**WHAT YOU HAVE TO DO**
Restate the data below word for word. Skip any images it contains.

**DATA SECTION**

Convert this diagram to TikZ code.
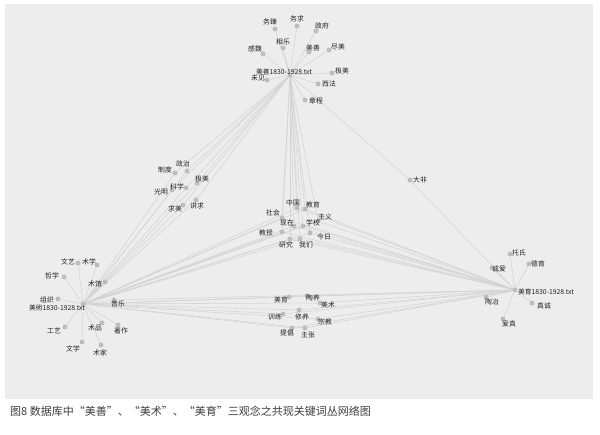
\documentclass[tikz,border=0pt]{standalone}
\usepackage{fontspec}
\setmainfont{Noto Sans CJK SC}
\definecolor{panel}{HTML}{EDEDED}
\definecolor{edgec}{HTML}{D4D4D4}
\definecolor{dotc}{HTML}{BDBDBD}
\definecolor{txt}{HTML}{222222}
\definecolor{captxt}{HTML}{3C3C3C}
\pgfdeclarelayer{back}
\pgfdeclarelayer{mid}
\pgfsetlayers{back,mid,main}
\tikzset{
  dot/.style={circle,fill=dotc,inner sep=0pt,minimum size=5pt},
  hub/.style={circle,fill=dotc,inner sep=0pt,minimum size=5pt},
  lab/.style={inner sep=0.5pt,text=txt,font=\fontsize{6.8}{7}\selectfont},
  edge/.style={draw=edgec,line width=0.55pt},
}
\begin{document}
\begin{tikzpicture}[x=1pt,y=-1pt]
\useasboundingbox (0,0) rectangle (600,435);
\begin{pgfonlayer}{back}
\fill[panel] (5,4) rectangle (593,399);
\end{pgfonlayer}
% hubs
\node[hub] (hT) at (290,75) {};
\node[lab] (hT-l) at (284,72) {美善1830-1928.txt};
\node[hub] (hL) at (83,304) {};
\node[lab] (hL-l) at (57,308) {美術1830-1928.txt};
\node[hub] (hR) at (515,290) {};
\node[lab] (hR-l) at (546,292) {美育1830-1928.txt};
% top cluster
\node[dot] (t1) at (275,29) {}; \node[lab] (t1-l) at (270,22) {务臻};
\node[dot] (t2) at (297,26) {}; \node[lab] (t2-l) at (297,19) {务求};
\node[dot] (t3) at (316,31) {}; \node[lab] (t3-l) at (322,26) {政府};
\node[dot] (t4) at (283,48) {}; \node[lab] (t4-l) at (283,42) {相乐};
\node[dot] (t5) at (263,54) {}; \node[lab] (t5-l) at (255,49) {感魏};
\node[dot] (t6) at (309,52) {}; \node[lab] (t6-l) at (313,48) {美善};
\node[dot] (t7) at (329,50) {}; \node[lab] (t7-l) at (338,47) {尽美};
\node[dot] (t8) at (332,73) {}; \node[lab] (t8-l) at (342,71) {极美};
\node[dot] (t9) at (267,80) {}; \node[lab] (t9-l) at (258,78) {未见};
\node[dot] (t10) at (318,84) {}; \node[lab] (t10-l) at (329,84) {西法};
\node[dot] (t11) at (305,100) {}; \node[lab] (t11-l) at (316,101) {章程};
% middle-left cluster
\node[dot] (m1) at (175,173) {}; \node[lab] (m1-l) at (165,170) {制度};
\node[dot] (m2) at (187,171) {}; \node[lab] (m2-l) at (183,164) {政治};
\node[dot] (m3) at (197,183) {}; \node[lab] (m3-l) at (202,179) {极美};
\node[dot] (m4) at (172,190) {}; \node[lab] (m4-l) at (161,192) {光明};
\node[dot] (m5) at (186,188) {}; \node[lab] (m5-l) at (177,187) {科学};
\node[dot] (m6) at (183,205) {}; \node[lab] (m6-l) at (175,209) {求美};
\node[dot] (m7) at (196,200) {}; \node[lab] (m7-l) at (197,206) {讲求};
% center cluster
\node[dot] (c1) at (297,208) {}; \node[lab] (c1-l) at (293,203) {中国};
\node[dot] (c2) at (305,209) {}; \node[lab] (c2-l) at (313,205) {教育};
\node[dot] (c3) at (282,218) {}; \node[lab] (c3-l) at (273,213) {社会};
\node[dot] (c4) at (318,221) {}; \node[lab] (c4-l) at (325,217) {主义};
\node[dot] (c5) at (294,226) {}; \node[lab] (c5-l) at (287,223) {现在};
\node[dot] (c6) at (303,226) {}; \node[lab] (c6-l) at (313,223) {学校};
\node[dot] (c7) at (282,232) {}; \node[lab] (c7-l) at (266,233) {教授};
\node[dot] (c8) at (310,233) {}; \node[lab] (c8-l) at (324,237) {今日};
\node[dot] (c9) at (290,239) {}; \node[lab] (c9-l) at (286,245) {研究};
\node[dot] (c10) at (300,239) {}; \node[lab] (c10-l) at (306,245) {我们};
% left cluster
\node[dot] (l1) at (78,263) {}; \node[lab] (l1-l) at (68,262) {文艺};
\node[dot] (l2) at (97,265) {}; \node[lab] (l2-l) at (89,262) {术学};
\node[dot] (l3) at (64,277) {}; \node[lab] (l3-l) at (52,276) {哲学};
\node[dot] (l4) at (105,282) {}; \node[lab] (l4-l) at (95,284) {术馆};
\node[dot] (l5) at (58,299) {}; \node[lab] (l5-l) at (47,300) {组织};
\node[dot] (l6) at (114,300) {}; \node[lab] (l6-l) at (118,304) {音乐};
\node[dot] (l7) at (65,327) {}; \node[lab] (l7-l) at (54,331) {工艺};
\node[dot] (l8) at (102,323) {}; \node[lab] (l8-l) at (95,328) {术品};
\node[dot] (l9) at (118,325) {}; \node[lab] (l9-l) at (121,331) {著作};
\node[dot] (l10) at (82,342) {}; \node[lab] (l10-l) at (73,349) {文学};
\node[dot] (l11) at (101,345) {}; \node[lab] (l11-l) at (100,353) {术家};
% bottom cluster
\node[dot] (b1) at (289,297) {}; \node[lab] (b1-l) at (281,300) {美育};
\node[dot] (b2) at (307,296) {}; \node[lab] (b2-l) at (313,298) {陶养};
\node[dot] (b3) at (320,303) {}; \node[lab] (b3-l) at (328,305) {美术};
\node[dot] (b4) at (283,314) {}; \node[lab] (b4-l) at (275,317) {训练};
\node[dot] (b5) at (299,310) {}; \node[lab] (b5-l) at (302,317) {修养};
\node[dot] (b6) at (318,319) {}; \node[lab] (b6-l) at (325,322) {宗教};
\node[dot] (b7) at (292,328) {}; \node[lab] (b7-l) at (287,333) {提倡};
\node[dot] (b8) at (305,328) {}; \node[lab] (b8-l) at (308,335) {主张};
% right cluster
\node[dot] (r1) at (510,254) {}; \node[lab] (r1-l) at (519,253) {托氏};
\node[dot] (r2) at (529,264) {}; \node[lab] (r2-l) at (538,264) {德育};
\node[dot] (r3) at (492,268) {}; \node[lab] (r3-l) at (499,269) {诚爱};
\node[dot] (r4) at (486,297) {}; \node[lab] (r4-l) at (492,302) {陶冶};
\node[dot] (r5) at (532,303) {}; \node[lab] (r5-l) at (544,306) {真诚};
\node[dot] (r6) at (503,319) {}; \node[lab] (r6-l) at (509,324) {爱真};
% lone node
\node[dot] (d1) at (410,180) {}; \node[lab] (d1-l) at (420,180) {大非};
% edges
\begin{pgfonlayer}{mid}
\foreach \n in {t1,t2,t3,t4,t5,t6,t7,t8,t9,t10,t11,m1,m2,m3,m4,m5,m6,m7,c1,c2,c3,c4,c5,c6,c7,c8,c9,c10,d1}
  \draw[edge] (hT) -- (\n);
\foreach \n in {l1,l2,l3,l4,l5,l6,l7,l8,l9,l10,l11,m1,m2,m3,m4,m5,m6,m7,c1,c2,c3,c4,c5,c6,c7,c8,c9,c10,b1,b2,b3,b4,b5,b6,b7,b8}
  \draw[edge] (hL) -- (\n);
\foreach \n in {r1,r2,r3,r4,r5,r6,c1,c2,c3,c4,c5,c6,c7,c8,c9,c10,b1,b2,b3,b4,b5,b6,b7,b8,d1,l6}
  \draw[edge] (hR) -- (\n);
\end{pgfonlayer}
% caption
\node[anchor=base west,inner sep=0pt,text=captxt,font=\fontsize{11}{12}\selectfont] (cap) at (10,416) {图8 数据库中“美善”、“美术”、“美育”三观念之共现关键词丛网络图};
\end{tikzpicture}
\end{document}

**EXERCISE ANSWER**
Convert this diagram to TikZ code.
\documentclass[tikz,border=0pt]{standalone}
\usepackage{fontspec}
\setmainfont{Noto Sans CJK SC}
\definecolor{panel}{HTML}{EDEDED}
\definecolor{edgec}{HTML}{D4D4D4}
\definecolor{dotc}{HTML}{BDBDBD}
\definecolor{txt}{HTML}{222222}
\definecolor{captxt}{HTML}{3C3C3C}
\pgfdeclarelayer{back}
\pgfdeclarelayer{mid}
\pgfsetlayers{back,mid,main}
\tikzset{
  dot/.style={circle,fill=dotc,inner sep=0pt,minimum size=5pt},
  hub/.style={circle,fill=dotc,inner sep=0pt,minimum size=5pt},
  lab/.style={inner sep=0.5pt,text=txt,font=\fontsize{6.8}{7}\selectfont},
  edge/.style={draw=edgec,line width=0.55pt},
}
\begin{document}
\begin{tikzpicture}[x=1pt,y=-1pt]
\useasboundingbox (0,0) rectangle (600,435);
\begin{pgfonlayer}{back}
\fill[panel] (5,4) rectangle (593,399);
\end{pgfonlayer}
% hubs
\node[hub] (hT) at (290,75) {};
\node[lab] (hT-l) at (284,72) {美善1830-1928.txt};
\node[hub] (hL) at (83,304) {};
\node[lab] (hL-l) at (57,308) {美術1830-1928.txt};
\node[hub] (hR) at (515,290) {};
\node[lab] (hR-l) at (546,292) {美育1830-1928.txt};
% top cluster
\node[dot] (t1) at (275,29) {}; \node[lab] (t1-l) at (270,22) {务臻};
\node[dot] (t2) at (297,26) {}; \node[lab] (t2-l) at (297,19) {务求};
\node[dot] (t3) at (316,31) {}; \node[lab] (t3-l) at (322,26) {政府};
\node[dot] (t4) at (283,48) {}; \node[lab] (t4-l) at (283,42) {相乐};
\node[dot] (t5) at (263,54) {}; \node[lab] (t5-l) at (255,49) {感魏};
\node[dot] (t6) at (309,52) {}; \node[lab] (t6-l) at (313,48) {美善};
\node[dot] (t7) at (329,50) {}; \node[lab] (t7-l) at (338,47) {尽美};
\node[dot] (t8) at (332,73) {}; \node[lab] (t8-l) at (342,71) {极美};
\node[dot] (t9) at (267,80) {}; \node[lab] (t9-l) at (258,78) {未见};
\node[dot] (t10) at (318,84) {}; \node[lab] (t10-l) at (329,84) {西法};
\node[dot] (t11) at (305,100) {}; \node[lab] (t11-l) at (316,101) {章程};
% middle-left cluster
\node[dot] (m1) at (175,173) {}; \node[lab] (m1-l) at (165,170) {制度};
\node[dot] (m2) at (187,171) {}; \node[lab] (m2-l) at (183,164) {政治};
\node[dot] (m3) at (197,183) {}; \node[lab] (m3-l) at (202,179) {极美};
\node[dot] (m4) at (172,190) {}; \node[lab] (m4-l) at (161,192) {光明};
\node[dot] (m5) at (186,188) {}; \node[lab] (m5-l) at (177,187) {科学};
\node[dot] (m6) at (183,205) {}; \node[lab] (m6-l) at (175,209) {求美};
\node[dot] (m7) at (196,200) {}; \node[lab] (m7-l) at (197,206) {讲求};
% center cluster
\node[dot] (c1) at (297,208) {}; \node[lab] (c1-l) at (293,203) {中国};
\node[dot] (c2) at (305,209) {}; \node[lab] (c2-l) at (313,205) {教育};
\node[dot] (c3) at (282,218) {}; \node[lab] (c3-l) at (273,213) {社会};
\node[dot] (c4) at (318,221) {}; \node[lab] (c4-l) at (325,217) {主义};
\node[dot] (c5) at (294,226) {}; \node[lab] (c5-l) at (287,223) {现在};
\node[dot] (c6) at (303,226) {}; \node[lab] (c6-l) at (313,223) {学校};
\node[dot] (c7) at (282,232) {}; \node[lab] (c7-l) at (266,233) {教授};
\node[dot] (c8) at (310,233) {}; \node[lab] (c8-l) at (324,237) {今日};
\node[dot] (c9) at (290,239) {}; \node[lab] (c9-l) at (286,245) {研究};
\node[dot] (c10) at (300,239) {}; \node[lab] (c10-l) at (306,245) {我们};
% left cluster
\node[dot] (l1) at (78,263) {}; \node[lab] (l1-l) at (68,262) {文艺};
\node[dot] (l2) at (97,265) {}; \node[lab] (l2-l) at (89,262) {术学};
\node[dot] (l3) at (64,277) {}; \node[lab] (l3-l) at (52,276) {哲学};
\node[dot] (l4) at (105,282) {}; \node[lab] (l4-l) at (95,284) {术馆};
\node[dot] (l5) at (58,299) {}; \node[lab] (l5-l) at (47,300) {组织};
\node[dot] (l6) at (114,300) {}; \node[lab] (l6-l) at (118,304) {音乐};
\node[dot] (l7) at (65,327) {}; \node[lab] (l7-l) at (54,331) {工艺};
\node[dot] (l8) at (102,323) {}; \node[lab] (l8-l) at (95,328) {术品};
\node[dot] (l9) at (118,325) {}; \node[lab] (l9-l) at (121,331) {著作};
\node[dot] (l10) at (82,342) {}; \node[lab] (l10-l) at (73,349) {文学};
\node[dot] (l11) at (101,345) {}; \node[lab] (l11-l) at (100,353) {术家};
% bottom cluster
\node[dot] (b1) at (289,297) {}; \node[lab] (b1-l) at (281,300) {美育};
\node[dot] (b2) at (307,296) {}; \node[lab] (b2-l) at (313,298) {陶养};
\node[dot] (b3) at (320,303) {}; \node[lab] (b3-l) at (328,305) {美术};
\node[dot] (b4) at (283,314) {}; \node[lab] (b4-l) at (275,317) {训练};
\node[dot] (b5) at (299,310) {}; \node[lab] (b5-l) at (302,317) {修养};
\node[dot] (b6) at (318,319) {}; \node[lab] (b6-l) at (325,322) {宗教};
\node[dot] (b7) at (292,328) {}; \node[lab] (b7-l) at (287,333) {提倡};
\node[dot] (b8) at (305,328) {}; \node[lab] (b8-l) at (308,335) {主张};
% right cluster
\node[dot] (r1) at (510,254) {}; \node[lab] (r1-l) at (519,253) {托氏};
\node[dot] (r2) at (529,264) {}; \node[lab] (r2-l) at (538,264) {德育};
\node[dot] (r3) at (492,268) {}; \node[lab] (r3-l) at (499,269) {诚爱};
\node[dot] (r4) at (486,297) {}; \node[lab] (r4-l) at (492,302) {陶冶};
\node[dot] (r5) at (532,303) {}; \node[lab] (r5-l) at (544,306) {真诚};
\node[dot] (r6) at (503,319) {}; \node[lab] (r6-l) at (509,324) {爱真};
% lone node
\node[dot] (d1) at (410,180) {}; \node[lab] (d1-l) at (420,180) {大非};
% edges
\begin{pgfonlayer}{mid}
\foreach \n in {t1,t2,t3,t4,t5,t6,t7,t8,t9,t10,t11,m1,m2,m3,m4,m5,m6,m7,c1,c2,c3,c4,c5,c6,c7,c8,c9,c10,d1}
  \draw[edge] (hT) -- (\n);
\foreach \n in {l1,l2,l3,l4,l5,l6,l7,l8,l9,l10,l11,m1,m2,m3,m4,m5,m6,m7,c1,c2,c3,c4,c5,c6,c7,c8,c9,c10,b1,b2,b3,b4,b5,b6,b7,b8}
  \draw[edge] (hL) -- (\n);
\foreach \n in {r1,r2,r3,r4,r5,r6,c1,c2,c3,c4,c5,c6,c7,c8,c9,c10,b1,b2,b3,b4,b5,b6,b7,b8,d1,l6}
  \draw[edge] (hR) -- (\n);
\end{pgfonlayer}
% caption
\node[anchor=base west,inner sep=0pt,text=captxt,font=\fontsize{11}{12}\selectfont] (cap) at (10,416) {图8 数据库中“美善”、“美术”、“美育”三观念之共现关键词丛网络图};
\end{tikzpicture}
\end{document}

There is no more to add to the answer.